» **Written exercise**: Repeat the material exactly as it appears.

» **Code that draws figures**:
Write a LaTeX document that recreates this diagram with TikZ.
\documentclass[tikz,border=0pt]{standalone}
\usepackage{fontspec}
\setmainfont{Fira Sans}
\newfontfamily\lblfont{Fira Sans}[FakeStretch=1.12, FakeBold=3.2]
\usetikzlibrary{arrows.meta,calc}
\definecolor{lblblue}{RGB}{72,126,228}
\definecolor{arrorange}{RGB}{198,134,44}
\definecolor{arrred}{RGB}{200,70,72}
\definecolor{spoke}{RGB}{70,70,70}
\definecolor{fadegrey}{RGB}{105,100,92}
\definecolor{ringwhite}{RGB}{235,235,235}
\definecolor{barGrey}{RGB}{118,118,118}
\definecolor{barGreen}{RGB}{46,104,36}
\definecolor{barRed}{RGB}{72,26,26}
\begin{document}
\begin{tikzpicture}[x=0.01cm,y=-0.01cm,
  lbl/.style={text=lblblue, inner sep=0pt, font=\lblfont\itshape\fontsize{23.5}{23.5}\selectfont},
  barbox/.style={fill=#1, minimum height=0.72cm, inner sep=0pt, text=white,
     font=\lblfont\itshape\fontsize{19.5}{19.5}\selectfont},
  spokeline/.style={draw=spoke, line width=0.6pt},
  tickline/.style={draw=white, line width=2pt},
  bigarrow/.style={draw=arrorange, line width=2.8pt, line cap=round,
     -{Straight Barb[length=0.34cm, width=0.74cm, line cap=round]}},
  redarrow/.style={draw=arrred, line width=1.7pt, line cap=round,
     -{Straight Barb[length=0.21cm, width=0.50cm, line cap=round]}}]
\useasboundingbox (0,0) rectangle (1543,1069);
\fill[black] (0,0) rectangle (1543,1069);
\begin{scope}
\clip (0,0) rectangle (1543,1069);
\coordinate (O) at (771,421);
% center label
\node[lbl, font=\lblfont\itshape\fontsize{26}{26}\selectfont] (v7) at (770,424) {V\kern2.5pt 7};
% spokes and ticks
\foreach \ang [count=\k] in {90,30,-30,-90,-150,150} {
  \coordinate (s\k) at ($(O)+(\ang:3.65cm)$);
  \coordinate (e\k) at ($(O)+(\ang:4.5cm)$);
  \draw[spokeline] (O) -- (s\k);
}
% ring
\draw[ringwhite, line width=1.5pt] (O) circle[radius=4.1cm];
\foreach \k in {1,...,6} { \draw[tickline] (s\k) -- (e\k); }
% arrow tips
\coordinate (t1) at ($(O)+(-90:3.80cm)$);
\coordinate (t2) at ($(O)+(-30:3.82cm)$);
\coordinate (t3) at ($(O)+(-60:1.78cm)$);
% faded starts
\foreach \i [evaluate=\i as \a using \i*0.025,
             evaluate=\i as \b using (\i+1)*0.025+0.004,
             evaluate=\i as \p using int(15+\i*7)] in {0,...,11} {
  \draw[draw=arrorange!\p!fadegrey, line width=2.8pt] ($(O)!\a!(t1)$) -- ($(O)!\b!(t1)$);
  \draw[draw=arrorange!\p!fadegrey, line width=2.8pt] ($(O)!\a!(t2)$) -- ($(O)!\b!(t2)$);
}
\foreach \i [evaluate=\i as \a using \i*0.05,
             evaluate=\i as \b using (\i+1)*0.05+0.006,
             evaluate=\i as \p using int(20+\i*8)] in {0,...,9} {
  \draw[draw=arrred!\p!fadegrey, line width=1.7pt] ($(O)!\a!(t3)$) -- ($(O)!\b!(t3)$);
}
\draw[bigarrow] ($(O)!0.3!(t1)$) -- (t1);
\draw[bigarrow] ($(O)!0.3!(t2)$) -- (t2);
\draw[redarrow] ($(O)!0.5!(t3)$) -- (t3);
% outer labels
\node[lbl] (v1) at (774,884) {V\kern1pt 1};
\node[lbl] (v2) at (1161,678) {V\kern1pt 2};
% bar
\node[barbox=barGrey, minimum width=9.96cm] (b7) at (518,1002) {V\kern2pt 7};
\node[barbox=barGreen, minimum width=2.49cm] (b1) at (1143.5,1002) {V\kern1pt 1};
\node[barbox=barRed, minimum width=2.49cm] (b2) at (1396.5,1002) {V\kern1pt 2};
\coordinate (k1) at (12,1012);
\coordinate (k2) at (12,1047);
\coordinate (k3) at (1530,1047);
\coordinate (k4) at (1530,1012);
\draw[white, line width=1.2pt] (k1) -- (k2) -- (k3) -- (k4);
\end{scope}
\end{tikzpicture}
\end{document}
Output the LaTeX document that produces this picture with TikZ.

» **The response**:
Write a LaTeX document that recreates this diagram with TikZ.
\documentclass[tikz,border=0pt]{standalone}
\usepackage{fontspec}
\setmainfont{Fira Sans}
\newfontfamily\lblfont{Fira Sans}[FakeStretch=1.12, FakeBold=3.2]
\usetikzlibrary{arrows.meta,calc}
\definecolor{lblblue}{RGB}{72,126,228}
\definecolor{arrorange}{RGB}{198,134,44}
\definecolor{arrred}{RGB}{200,70,72}
\definecolor{spoke}{RGB}{70,70,70}
\definecolor{fadegrey}{RGB}{105,100,92}
\definecolor{ringwhite}{RGB}{235,235,235}
\definecolor{barGrey}{RGB}{118,118,118}
\definecolor{barGreen}{RGB}{46,104,36}
\definecolor{barRed}{RGB}{72,26,26}
\begin{document}
\begin{tikzpicture}[x=0.01cm,y=-0.01cm,
  lbl/.style={text=lblblue, inner sep=0pt, font=\lblfont\itshape\fontsize{23.5}{23.5}\selectfont},
  barbox/.style={fill=#1, minimum height=0.72cm, inner sep=0pt, text=white,
     font=\lblfont\itshape\fontsize{19.5}{19.5}\selectfont},
  spokeline/.style={draw=spoke, line width=0.6pt},
  tickline/.style={draw=white, line width=2pt},
  bigarrow/.style={draw=arrorange, line width=2.8pt, line cap=round,
     -{Straight Barb[length=0.34cm, width=0.74cm, line cap=round]}},
  redarrow/.style={draw=arrred, line width=1.7pt, line cap=round,
     -{Straight Barb[length=0.21cm, width=0.50cm, line cap=round]}}]
\useasboundingbox (0,0) rectangle (1543,1069);
\fill[black] (0,0) rectangle (1543,1069);
\begin{scope}
\clip (0,0) rectangle (1543,1069);
\coordinate (O) at (771,421);
% center label
\node[lbl, font=\lblfont\itshape\fontsize{26}{26}\selectfont] (v7) at (770,424) {V\kern2.5pt 7};
% spokes and ticks
\foreach \ang [count=\k] in {90,30,-30,-90,-150,150} {
  \coordinate (s\k) at ($(O)+(\ang:3.65cm)$);
  \coordinate (e\k) at ($(O)+(\ang:4.5cm)$);
  \draw[spokeline] (O) -- (s\k);
}
% ring
\draw[ringwhite, line width=1.5pt] (O) circle[radius=4.1cm];
\foreach \k in {1,...,6} { \draw[tickline] (s\k) -- (e\k); }
% arrow tips
\coordinate (t1) at ($(O)+(-90:3.80cm)$);
\coordinate (t2) at ($(O)+(-30:3.82cm)$);
\coordinate (t3) at ($(O)+(-60:1.78cm)$);
% faded starts
\foreach \i [evaluate=\i as \a using \i*0.025,
             evaluate=\i as \b using (\i+1)*0.025+0.004,
             evaluate=\i as \p using int(15+\i*7)] in {0,...,11} {
  \draw[draw=arrorange!\p!fadegrey, line width=2.8pt] ($(O)!\a!(t1)$) -- ($(O)!\b!(t1)$);
  \draw[draw=arrorange!\p!fadegrey, line width=2.8pt] ($(O)!\a!(t2)$) -- ($(O)!\b!(t2)$);
}
\foreach \i [evaluate=\i as \a using \i*0.05,
             evaluate=\i as \b using (\i+1)*0.05+0.006,
             evaluate=\i as \p using int(20+\i*8)] in {0,...,9} {
  \draw[draw=arrred!\p!fadegrey, line width=1.7pt] ($(O)!\a!(t3)$) -- ($(O)!\b!(t3)$);
}
\draw[bigarrow] ($(O)!0.3!(t1)$) -- (t1);
\draw[bigarrow] ($(O)!0.3!(t2)$) -- (t2);
\draw[redarrow] ($(O)!0.5!(t3)$) -- (t3);
% outer labels
\node[lbl] (v1) at (774,884) {V\kern1pt 1};
\node[lbl] (v2) at (1161,678) {V\kern1pt 2};
% bar
\node[barbox=barGrey, minimum width=9.96cm] (b7) at (518,1002) {V\kern2pt 7};
\node[barbox=barGreen, minimum width=2.49cm] (b1) at (1143.5,1002) {V\kern1pt 1};
\node[barbox=barRed, minimum width=2.49cm] (b2) at (1396.5,1002) {V\kern1pt 2};
\coordinate (k1) at (12,1012);
\coordinate (k2) at (12,1047);
\coordinate (k3) at (1530,1047);
\coordinate (k4) at (1530,1012);
\draw[white, line width=1.2pt] (k1) -- (k2) -- (k3) -- (k4);
\end{scope}
\end{tikzpicture}
\end{document}
Output the LaTeX document that produces this picture with TikZ.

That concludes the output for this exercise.